The DEA-C01 exam has 65 total questions: 50 scored questions and 15 unscored pretest questions. You have 170 minutes (2 hours 50 minutes) to complete the exam. Questions are either multiple choice (one correct answer) or multiple response (two or more correct answers). Approximately 60% of questions are scenario-based, presenting real-world data engineering challenges.

What are the four domains of the DEA-C01 exam?

The four exam domains are: Domain 1 – Data Ingestion and Transformation (34%): Kinesis, MSK, DMS, Glue, EMR, Lambda, Step Functions, batch and streaming ingestion, ETL transformation; Domain 2 – Data Store Management (26%): S3, Redshift, Athena, DynamoDB, RDS, Lake Formation, data modeling, partitioning; Domain 3 – Data Operations and Support (22%): CloudWatch, CloudTrail, monitoring, troubleshooting, cost optimization, backup, disaster recovery; Domain 4 – Data Security and Governance (18%): IAM, KMS, Macie, encryption, compliance, data privacy.

How long should I study for the AWS Data Engineer Associate exam?

Most candidates study for 6-10 weeks, investing 80-120 hours total. AWS recommends 2-3 years of data engineering experience with 1-2 years of hands-on AWS experience. Key study areas: 1) Data ingestion services (Kinesis, DMS, Glue). 2) Data storage services (S3, Redshift, DynamoDB). 3) ETL orchestration (Step Functions, MWAA). 4) Monitoring and operations (CloudWatch, CloudTrail). 5) Security and governance best practices. 6) Complete 200+ practice questions and score 80%+ on practice exams.
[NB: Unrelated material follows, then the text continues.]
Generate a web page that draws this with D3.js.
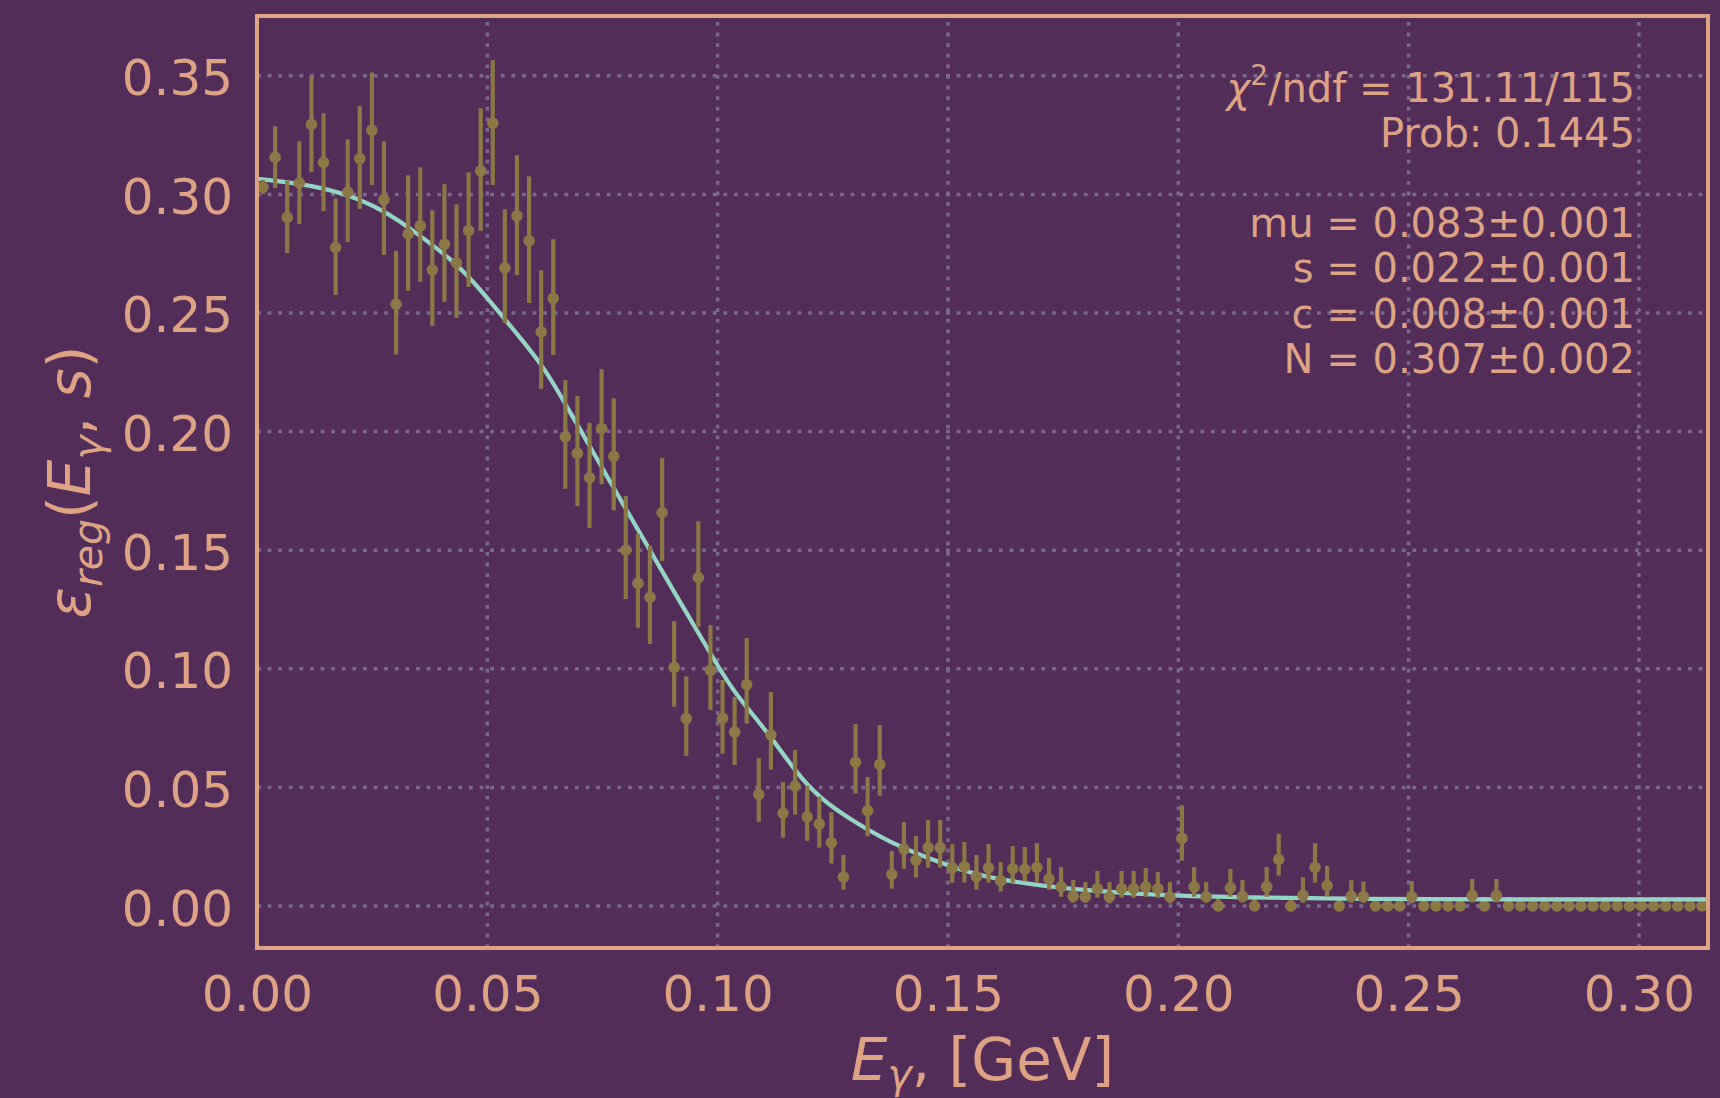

What AWS services are most important for the DEA-C01 exam?

Core services tested heavily: Data Ingestion (Kinesis Data Streams, Kinesis Firehose, DMS, Glue, EMR, Lambda); Data Storage (S3, Redshift, Athena, DynamoDB, RDS, Lake Formation); Orchestration (Step Functions, MWAA, EventBridge); Analytics (QuickSight, OpenSearch); Security (IAM, KMS, Macie, Secrets Manager); Monitoring (CloudWatch, CloudTrail). Understanding data pipeline architecture and when to use each service is critical.

What is the difference between Kinesis Data Streams and Kinesis Data Firehose?

Kinesis Data Streams is for real-time data streaming with custom consumers requiring custom code for data processing. It supports replay, allows multiple consumers, and provides per-shard ordering. Kinesis Data Firehose is a fully managed service for loading streaming data into destinations (S3, Redshift, Elasticsearch, Splunk) without custom code. Firehose handles automatic scaling, batching, compression, and format conversion. Use Streams for custom processing; use Firehose for simple delivery to supported destinations.

When should I use AWS Glue versus Amazon EMR?

Use AWS Glue for serverless ETL with minimal infrastructure management, especially for data cataloging, schema discovery, and Spark/Python-based transformations. Glue is ideal for simpler ETL workflows, data preparation, and integration with the Glue Data Catalog. Use Amazon EMR when you need full control over the cluster, support for specific Hadoop ecosystem tools, complex big data processing, machine learning with Spark MLlib, or when you need long-running clusters. EMR provides more flexibility but requires more management.

How does AWS Lake Formation work with S3 for data lakes?

AWS Lake Formation builds on S3 to provide centralized data lake management. It simplifies data ingestion, cataloging, cleaning, and transformation. Lake Formation provides fine-grained access control at database, table, column, and row levels across multiple analytics services (Athena, Redshift, EMR, QuickSight). It automates data cataloging with Glue crawlers, manages data permissions through a single interface, and enforces consistent security policies across your data lake without needing to configure S3 bucket policies for each service.